Antonio R. Naranjo-El Debate
  • Por mucho que el personaje sea detestable, tiene una virtud inédita en Sánchez: la coherencia, con la que destrozará lo que pueda al tahúr

Puigdemont sabe lo que hace. Es imposible para un español constitucionalista compartir nada de lo que haga el mayor elemento de desestabilización de tu país, hasta la llegada de Pedro Sánchez. Pero no es complicado entenderlo y explicarlo: es un independentista inquebrantable que busca la separación de Cataluña y todo lo que hace o intenta va dirigido a alcanzar ese objetivo.

Los retratos psicológicos del personaje, presentado como un lunático, proceden de las mismas trincheras políticas y periodísticas que, en otra de sus contradicciones hipócritas habituales, buscaron su respaldo para investir a Sánchez y, para lograrlo, defendieron la necesidad de darle todo lo que pedía, incluido una amnistía, una negociación en el extranjero con verificadores internacionales, un concierto económico catalán y la ilusión de un referéndum de autodeterminación.

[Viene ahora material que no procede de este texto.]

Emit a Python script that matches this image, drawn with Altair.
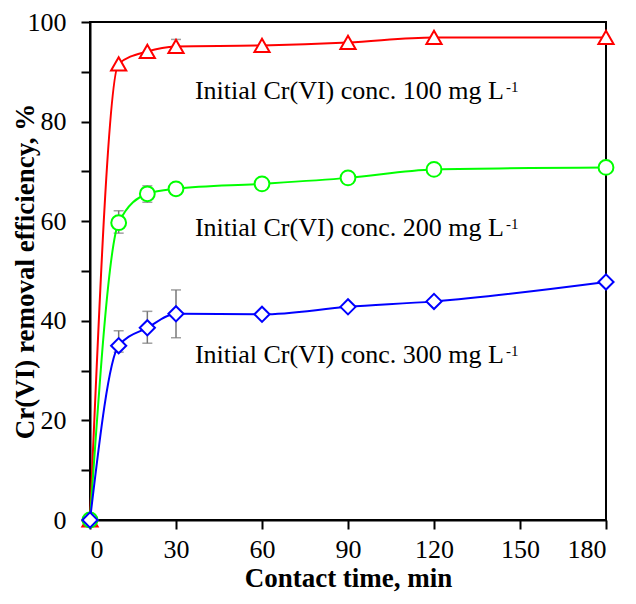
import altair as alt
import pandas as pd

# ---- data ----
time_min = [0, 10, 20, 30, 60, 90, 120, 180]
eff_100 = [0, 91.6, 94.1, 95.1, 95.3, 95.9, 96.9, 96.9]
eff_200 = [0, 59.7, 65.5, 66.5, 67.5, 68.7, 70.4, 70.8]
eff_300 = [0, 35.0, 38.6, 41.4, 41.3, 42.8, 43.9, 47.8]

series_keys = ["100", "200", "300"]
series_vals = [eff_100, eff_200, eff_300]
series_colors = ["#FF0000", "#00FF00", "#0000FF"]
series_shapes = ["triangle-up", "circle", "diamond"]
series_sizes = [230, 220, 230]

# error bars (time, low, high)
err_t = [30, 10, 20, 10, 20, 30]
err_lo = [94.0, 57.6, 63.8, 33.7, 35.5, 36.6]
err_hi = [96.5, 62.1, 67.1, 38.0, 41.9, 46.2]

# annotations
ann_text = ["Initial Cr(VI) conc. 100 mg L", "Initial Cr(VI) conc. 200 mg L", "Initial Cr(VI) conc. 300 mg L"]
ann_sup = ["-1", "-1", "-1"]
ann_t = [36.6, 36.6, 36.6]
ann_v = [84.6, 57.1, 31.6]

FONT = "Liberation Serif"
ANN_FS = 26

x_enc = alt.X(
    "t:Q",
    scale=alt.Scale(domain=[0, 180], nice=False, zero=False),
    axis=alt.Axis(
        values=[0, 30, 60, 90, 120, 150, 180],
        title="Contact time, min",
        grid=False,
        tickSize=9,
        tickWidth=2,
        domainWidth=2,
        labelPadding=7,
        titlePadding=3,
        labelFontSize=26,
        titleFontSize=27,
    ),
)
y_enc = alt.Y(
    "v:Q",
    scale=alt.Scale(domain=[0, 100], nice=False),
    axis=alt.Axis(
        values=[0, 10, 20, 30, 40, 50, 60, 70, 80, 90, 100],
        labelExpr="datum.value % 20 == 0 ? datum.label : ''",
        title="Cr(VI) removal efficiency, %",
        grid=False,
        tickSize=9,
        tickWidth=2,
        domainWidth=2,
        labelPadding=15,
        titlePadding=-12,
        labelFontSize=26,
        titleFontSize=27,
    ),
)

err_df = pd.DataFrame({"t": err_t, "v": err_lo, "v2": err_hi})
err_rule = alt.Chart(err_df).mark_rule(color="#777777", strokeWidth=1.5).encode(
    x=x_enc, y=y_enc, y2="v2:Q"
)
err_lo_tick = alt.Chart(err_df).mark_tick(
    color="#777777", orient="horizontal", size=10, thickness=1.5
).encode(x=x_enc, y=y_enc)
err_hi_tick = alt.Chart(err_df).mark_tick(
    color="#777777", orient="horizontal", size=10, thickness=1.5
).encode(x=x_enc, y=alt.Y("v2:Q"))

layers = [err_rule, err_lo_tick, err_hi_tick]
for key, vals, col, shp, sz in zip(series_keys, series_vals, series_colors, series_shapes, series_sizes):
    df = pd.DataFrame({"t": time_min, "v": vals})
    line = alt.Chart(df).mark_line(color=col, strokeWidth=2, interpolate="monotone").encode(
        x=x_enc, y=y_enc
    )
    pts = alt.Chart(df).mark_point(
        shape=shp, size=sz, filled=True, fill="white", stroke=col, strokeWidth=2, opacity=1
    ).encode(x=x_enc, y=y_enc)
    layers += [line, pts]

ann_df = pd.DataFrame({"t": ann_t, "v": ann_v, "text": ann_text, "sup": ann_sup})
ann = alt.Chart(ann_df).mark_text(
    align="left", baseline="alphabetic", font=FONT, fontSize=ANN_FS, color="black"
).encode(x=x_enc, y=y_enc, text="text:N")
sup = alt.Chart(ann_df).mark_text(
    align="left", baseline="alphabetic", font=FONT, fontSize=15, color="black",
    dx=11.887 * ANN_FS + 2, dy=-7,
).encode(x=x_enc, y=y_enc, text="sup:N")
layers += [ann, sup]

chart = (
    alt.layer(*layers)
    .properties(
        width=516,
        height=498,
        autosize=alt.AutoSizeParams(type="none"),
        padding={"left": 82, "top": 14, "right": 22, "bottom": 72},
        background="white",
    )
    .configure_axis(
        labelFont=FONT,
        titleFont=FONT,
        labelColor="black",
        titleColor="black",
        domainColor="black",
        tickColor="black",
        titleFontWeight="bold",
    )
    .configure_view(stroke="black", strokeWidth=2)
)

chart.save("out.html", embed_options={"renderer": "svg", "actions": False})
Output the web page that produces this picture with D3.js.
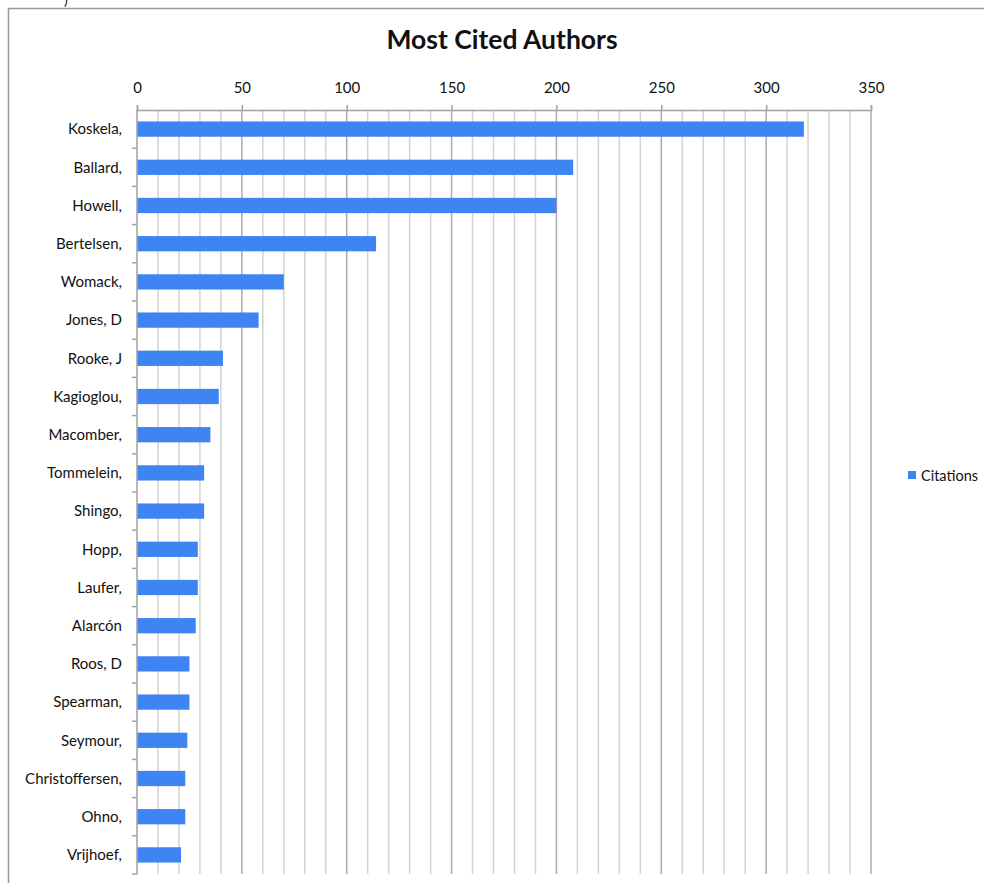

Llamar loco a alguien cuyo supuesto delirio ha sido asumido y está siendo aplicado por quienes no han hecho otra cosa que indultar a condenados, legalizar sus delitos y reforzar sus objetivos solo es posible en el universo sanchista, ese espacio sin normas ni límites que recuerda tanto al devastado territorio ficticio descrito por Paul Auster en «El país de las últimas cosas».

O sea, que Puigdemont era independentista y sigue siéndolo, parecen sorprenderse en el Coro Rociero del PSOE, tan parecido al gendarme de Casablanca que, al entrar en un casino, dice aquello de «Qué escándalo, aquí se juega».

Las ensoñaciones del líder de Junts quedaron respondidas cuando, en 2017, declaró la independencia y el Estado de derecho le replicó con el rigor jurídico y democrático que cabía esperar de él, obligándole a huir a Waterloo, capital geográfica de la República imaginaria de Narnia. Y allí seguiría de no ser porque un kamikaze con menos escrúpulos que un león en un congreso de antílopes optó por la única opción inaceptable de entre las tres que tenía: olvidarlo, ayudar a detenerlo o rehabilitarlo.

Puigdemont hizo presidente a Sánchez, lo que en términos políticos equivale a darle la placa de sheriff al tipo que había entrado armado en un instituto en Wisconsin. Despreciarlo ahora en Cataluña, con otro de los engaños de la casa que aspira a hacer presidente a Salvador Illa y a la vez mantenerse él en Moncloa con los votos de Junts; es demasiado incluso para un tipo cuyo único talento es la ausencia de principios más galopante nunca vista: llamar resiliencia a la capacidad de apuñalar por la espalda a su propia sombra, un imposible físico, equivale a solazarse con la capacidad descuartizadora de Jack, por situarnos en la catadura moral del personaje.

Es probable que Sánchez tenga ya previsto un plan, que solo puede ser persuadir a Junts de que no rompa su Gobierno a cambio de mantener o incrementar sus compromisos feroces e ilegales con Narnia o aceptar esa ruptura e ir a Elecciones Generales aprovechando el páramo existente a su izquierda para lograr un buen resultado del PSOE.

Y en ese caso se podrá decir que lo ha vuelto a hacer y, por décimo año consecutivo desde que en 2015 iniciara el periodo negro pactando con Podemos los «Ayuntamiento del cambio», someterá a España a sus peores tensiones desde el siglo XIX, la destrozará como nadie en 150 años y le añadirá a eso, sea cual sea el desenlace, un problema casi irresoluble con Cataluña y el resto de Comunidades infectadas por el virus nacionalista.

Pero a Puigdemont, mientras, no se le podrá negar su coherencia, su perfecto respeto a sus compromisos y objetivos: es un independentista que actúa como un independentista y solo se conforma con un Estado propio. Si no lo consigue, las posibilidades de que ayude a pacificar Cataluña y mantenga de presidente español al señor que le intenta comprar o engañar son tan reducidas como las de ver a Sánchez haciendo algo por algo o alguien que no sea él mismo.